Evidemment le piano est toujours à l’honneur à Annecy et y sera à jamais ! Ne l’oublions pas, Eliane Richepin est la première à avoir créé le terme «Nuit du piano» qu’elle avait d’ailleurs labellisé et protégé à l’INPI en 1978. Ensuite, ce terme fut repris maintes et maintes fois. Elle aimait s’entourer d’une vingtaine d’artistes; cela commençait à 19 heures pour se terminer à près de 2 heures du matin. C’était la grande tradition: autour du Maître, ses étudiants, ceux à l’orée d’une carrière et bien sûr ses amis. Comme je vous le disais, le piano est donc très présent, d’autant plus avec Denis Matsuev qui décline récital, musique de chambre et concerto (Beethoven, Liszt, Prokofiev cette année) tout au long de chaque programmation... l’histoire se poursuit donc. La Nuit du Piano ER, hommage à Eliane Richepin, comprend quatre récitals de 45 minutes afin de laisser un peu de temps pour quelques bis et une pause dinatoire après le deuxième récital. Pour cette édition, j’ai souhaité inviter de jeunes stars du clavier comme HJ Lim, Sergio Tiempo, Hisako Kawamura et Bertrand Chamayou. Une belle nuit en perspective ! Et le 23 août, nous recevons Nikolaï Lugansky, un fidèle d’Auvers-sur-Oise et un grand ami de Denis Matsuev, dans un programme Janacek, Chopin, Liszt et Rachmaninov ! Entre temps sera donné le Requiem de Brahms dans sa version londonienne pour deux pianos sous les doigts de Claire-Marie Le Guay et Christine Lajarrige, tout cela sous la direction de Patrick Marco.

Vous êtes co-directeur artistique du festival avec votre ami, le pianiste russe Denis Matsuev. Quel est le rôle de chacun d’entre vous ?

Cela est très facile, car nous avons les mêmes goûts et partageons les mêmes passions, notamment la découverte de jeunes talents. Ainsi la direction artistique est peut-être bipolaire mais reste cohérente. Je continue à faire confiance aux artistes et aux ensembles qui ont fait la réputation d’Auvers (Denis Matsuev en fait d’ailleurs partie) avec la même ardeur pour en découvrir de nouveaux ! Quant à Denis, il ouvre la programmation au symphonique en conviant les plus belles phalanges mondiales comme cette année, le Royal Philhamonic Orchestra dirigé par Charles Dutoit, et l’orchestre Philharmonique de Saint Petersbourg sous la baguette inspirée du désormais annécien d’adoption, Youri Temirkanov, avec qui il a une réelle connivence. De plus, comme tout musicien russe, aimant l’imprévu et les surprises, lorsqu’il convie ses amis pour une soirée de musique de chambre – comme ceux du quintette de Bartok l’an passé – il entraîne son public très loin dans la nuit grâce à de superbes bis qu’il donne avec fougue et générosité.

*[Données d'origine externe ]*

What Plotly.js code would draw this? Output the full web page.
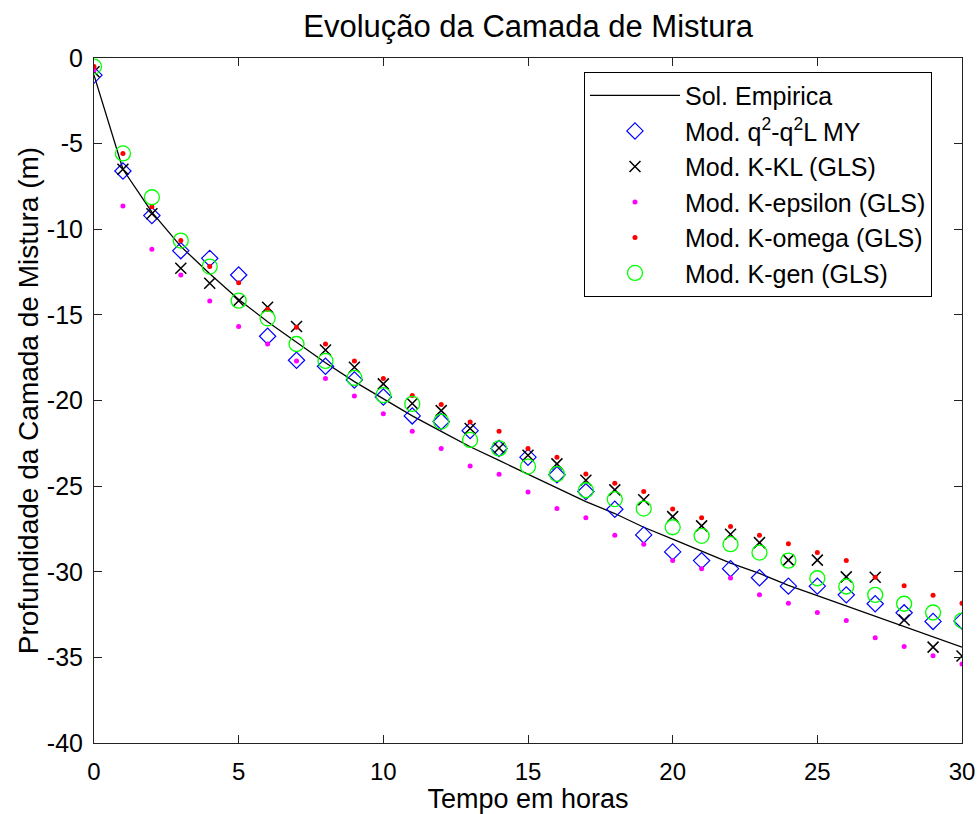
<!DOCTYPE html>
<html>
<head>
<meta charset="utf-8">
<script src="https://cdn.plot.ly/plotly-3.0.1.min.js"></script>
<style>html,body{margin:0;padding:0;background:#fff;}#chart{width:978px;height:814px;}</style>
</head>
<body>
<div id="chart"></div>
<script>
const hours = [0,1,2,3,4,5,6,7,8,9,10,11,12,13,14,15,16,17,18,19,20,21,22,23,24,25,26,27,28,29,30];
const solEmpirica = [-1.0,-6.5,-9.0,-11.0,-12.6,-14.1,-15.4,-16.6,-17.8,-18.9,-19.9,-20.9,-21.8,-22.7,-23.5,-24.3,-25.1,-25.9,-26.6,-27.4,-28.1,-28.8,-29.5,-30.1,-30.8,-31.4,-32.0,-32.6,-33.2,-33.8,-34.4];
const modMY = [-1.0,-6.6,-9.2,-11.25,-11.7,-12.67,-16.25,-17.65,-18.0,-18.8,-19.8,-20.9,-21.23,-21.76,-22.8,-23.31,-24.34,-25.32,-26.35,-27.85,-28.84,-29.35,-29.82,-30.35,-30.84,-30.84,-31.35,-31.87,-32.4,-32.9,-32.87];
const modKKL = [-0.8,-6.5,-9.1,-12.28,-13.15,-14.17,-14.56,-15.68,-17.05,-18.06,-19.03,-20.18,-20.59,-21.64,-22.77,-23.2,-23.7,-24.66,-25.22,-25.8,-26.78,-27.32,-27.81,-28.3,-29.32,-29.32,-30.3,-30.32,-32.82,-34.4,-34.92];
const modKeps = [-0.7,-8.64,-11.17,-12.67,-14.19,-15.68,-16.7,-17.7,-18.72,-19.73,-20.78,-21.8,-22.81,-23.82,-24.3,-25.34,-26.31,-26.85,-27.87,-28.39,-29.35,-29.83,-30.36,-31.35,-31.84,-32.38,-32.85,-33.86,-34.37,-34.91,-35.38];
const modKomega = [-0.5,-5.57,-8.68,-10.66,-12.18,-13.12,-14.67,-15.72,-16.7,-17.7,-18.72,-19.71,-20.24,-21.25,-21.8,-22.81,-23.31,-24.29,-24.83,-25.32,-26.33,-26.84,-27.36,-27.87,-28.37,-28.88,-29.35,-30.32,-30.82,-31.37,-31.84];
const modKgen = [-0.5,-5.57,-8.13,-10.66,-12.18,-14.17,-15.2,-16.7,-17.69,-18.68,-19.69,-20.2,-21.23,-22.3,-22.8,-23.86,-24.29,-25.24,-25.76,-26.31,-27.4,-27.9,-28.39,-28.88,-29.35,-30.38,-30.86,-31.35,-31.87,-32.38,-32.85];
const seriesNames = ['Sol. Empirica','Mod. q<sup>2</sup>-q<sup>2</sup>L MY','Mod. K-KL (GLS)','Mod. K-epsilon (GLS)','Mod. K-omega (GLS)','Mod. K-gen (GLS)'];
const xTickVals = [0,5,10,15,20,25,30];
const xTickText = ['0','5','10','15','20','25','30'];
const yTickVals = [0,-5,-10,-15,-20,-25,-30,-35,-40];
const yTickText = ['0','-5','-10','-15','-20','-25','-30','-35','-40'];

const traces = [
  {x:hours, y:solEmpirica, name:seriesNames[0], mode:'lines', line:{color:'#000000', width:1.3}},
  {x:hours, y:modMY, name:seriesNames[1], mode:'markers', marker:{symbol:'diamond-open', size:12.5, color:'#0000ff', line:{width:1.2, color:'#0000ff'}}},
  {x:hours, y:modKKL, name:seriesNames[2], mode:'markers', marker:{symbol:'x-thin-open', size:11, color:'#000000', line:{width:1.5, color:'#000000'}}},
  {x:hours, y:modKeps, name:seriesNames[3], mode:'markers', marker:{symbol:'circle', size:5, color:'#ff00ff'}},
  {x:hours, y:modKomega, name:seriesNames[4], mode:'markers', marker:{symbol:'circle', size:5, color:'#ff0000'}},
  {x:hours, y:modKgen, name:seriesNames[5], mode:'markers', marker:{symbol:'circle-open', size:15, color:'#00ff00', line:{width:1.3, color:'#00ff00'}}}
];

const fontFam = '"Liberation Sans", Arial, sans-serif';
const layout = {
  width:978, height:814,
  margin:{l:94, r:16, t:58, b:71},
  paper_bgcolor:'#ffffff', plot_bgcolor:'#ffffff',
  font:{family:fontFam, size:24, color:'#000000'},
  title:{text:'Evolução da Camada de Mistura', font:{family:fontFam, size:31, color:'#000'}, x:0.54, xanchor:'center', y:0.968, yanchor:'middle'},
  xaxis:{range:[0,30], tickmode:'array', tickvals:xTickVals, ticktext:xTickText, showgrid:false, zeroline:false, showline:true, linecolor:'#222', linewidth:1, mirror:'ticks', ticks:'inside', ticklen:8, tickcolor:'#222',
    tickfont:{size:24}, ticklabelstandoff:7, title:{text:'Tempo em horas', font:{size:27}, standoff:5}},
  yaxis:{range:[-40,0], tickmode:'array', tickvals:yTickVals, ticktext:yTickText, showgrid:false, zeroline:false, showline:true, linecolor:'#222', linewidth:1, mirror:'ticks', ticks:'inside', ticklen:8, tickcolor:'#222',
    tickfont:{size:25}, ticklabelstandoff:5, title:{text:'Profundidade da Camada de Mistura (m)', font:{size:28}, standoff:0}},
  showlegend:true,
  legend:{x:0.5645, y:0.98, xanchor:'left', yanchor:'top', bordercolor:'#000', borderwidth:1, bgcolor:'#fff', font:{size:25, family:fontFam}, tracegroupgap:0, itemwidth:90}
};
Plotly.newPlot('chart', traces, layout, {displayModeBar:false, staticPlot:true});
</script>
</body>
</html>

Quelle direction souhaitez-vous donner à l’événement dans les années à venir ?

Je répondrai à cette question par rapport à la ville d’Annecy qui a toujours soutenu la musique classique depuis la création d’Eliane Richepin dans les années 70 et qui amplifie son aide depuis cette renaissance avec Annecy Classic Festival. Il est vrai qu’Annecy dispose d’atouts non négligeables et prend donc une réelle responsabilité en matière musicale, non seulement à l’échelon régional, mais encore à l’échelon national et même européen. Son contexte particulier lui en offre l’opportunité. En effet, si Annecy est une ville dite de belle dimension, elle devient très importante avec sa communauté d’agglomération tout en conservant son autonomie en raison de son emplacement géographique et son positionnement administratif. La population qui se multiplie l’été, de par l’attrait de sa situation, dans un écrin de montagnes au bord du plus beau et plus propre lac d’Europe, de sa proximité avec une suisse francophone active sur le plan culturel, place Annecy dans un «pôle de développement» de haut niveau. Et ce n’est pas par hasard non plus que le sport soit aussi un axe de développement, tant pour les amateurs que pour les professionnels, à tel point que la ville peut ainsi rivaliser avec d’autres sites sur le plan mondial. Ainsi et en à peine trois années, la musique inscrit le festival dans les manifestations internationales d’envergure, et les médias qui se sont déplacés lors des précédentes éditions (New York Times, China Daily, Le Devoir/Québec, presse et télévisions nationales et étrangères...) n’ont pas hésité à considérer que la ville d’Annecy prenait un rang important dans le soutien à des manifestations festivalières en matière de musique classique, ce qui veut dire que le public des professionnels comme des amateurs compte Annecy dans leurs nouvelles destinations de séjours musicaux. De plus, de grands projets se dessinent pour 2014/2015 en matière d’auditorium, de salles de congrès et d’hôtels projetant le festival dans un développement exponentiel et une dynamique de réussite tout en conservant ses lignes maîtresses: le piano, le symphonique et la musique de chambre du 18ème siècle à aujourd’hui !

 

Annecy Classic Festival, du 21 au 31 août.